Looking back, Keisha Mabry said she had all the time she needed, but she just did not use it right.

Mabry spoke to a crowd in the Century Rooms of the Millennium Student Center as part of the third annual Women’s Leadership Institute at the University of Missouri-St. Louis on March 17.  She said, “When I was in college I was obsessed with time. I always talked about it. I always thought about it. I was always filling in this blank: I wish I had more time to… I always wished I had more time to eat, sleep, relax, and study. And then it was the opposite. I wish I had less time to… And I kept going back and forth with time.”

Mabry went on to tell the audience that it was not 100 percent her fault that she did not use her time right. She explained that We typically are conditioned, especially as young women, that we are led to believe that we always must seek permission. Believing we are never at the right age and believing that it is never the right time.

“Time is an illusion,” she explained before asking the audience, “Then why are we obsessed?”

This lesson of the presentation “Reclaiming My Time” is exactly what the third annual conference had in mind to address leadership abilities, increase awareness of personal skills, and assist women in developing learning strategies to help them create positive sustainable change in their communities.

The annual, one day conference at UMSL was organized by The Office of Student Involvement and Coordinator of Leadership Education, Xavier Blackwell. OSI believes leadership is a critical part of a student’s experience in college as well as an important tool to bring to both an individual’s personal life and career. It had 21 presenters, 15 sessions, and a closing panel.

The conference offered three 50-minute breakout sessions: “Navigating Personal & Professional Life,” “Navigating Perceptions of Women in the Workforce,” and “Navigating Cultural Competencies.” This list of presenters included women in leadership roles within the St. Louis community such as Karissa Anderson, manager of advocacy for The Scholarship Foundation of St. Louis; Dawn Gipson, senior vice president and creative program director at Fleishman-Hillard; Angela Hochman, chief catalyst at BIGWIDESKY; and Cheri Tillis, executive VP and COO/Fathers’ Support Center of St. Louis.

The closing panel examined women’s leadership roles and equality in the workplace through the experiences of women. The panel included Jenna Norman, recruitment and marketing specialist; Tiffany Reed, social justice/diversity & inclusion; Eboni Sterling, academic coach; Lisa Lidgus, conservation and education liaison; and Carlie Lavin, program coordinator at St. Louis University.

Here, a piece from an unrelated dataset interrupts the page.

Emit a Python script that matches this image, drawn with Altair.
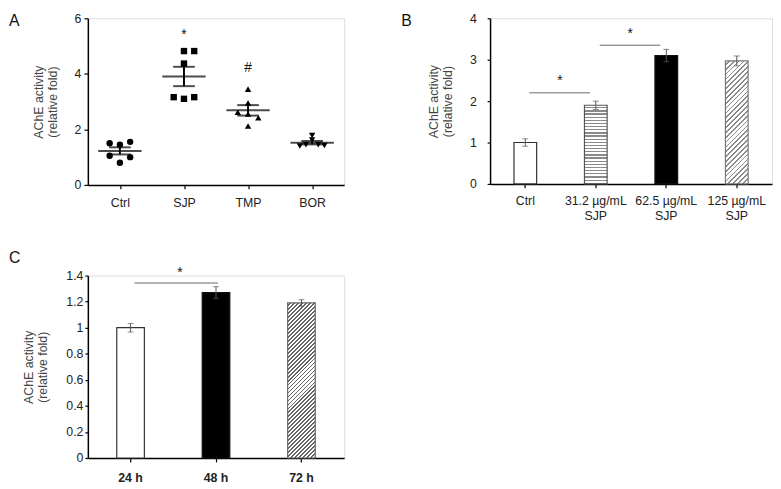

They shared their experiences in the workplace including the challenges and successes along their path to leadership, the bravest decision they have made, and their advice for the next generation of women- moderated by Ashlee Roberts, assistant director of OSI.

Attendees came away considering the leadership challenges faced by women, including networking, mentorship, and career advancement. Attendees of the third annual conference looked at moving beyond the perceptions of women in the workplace and thriving in diverse cultures.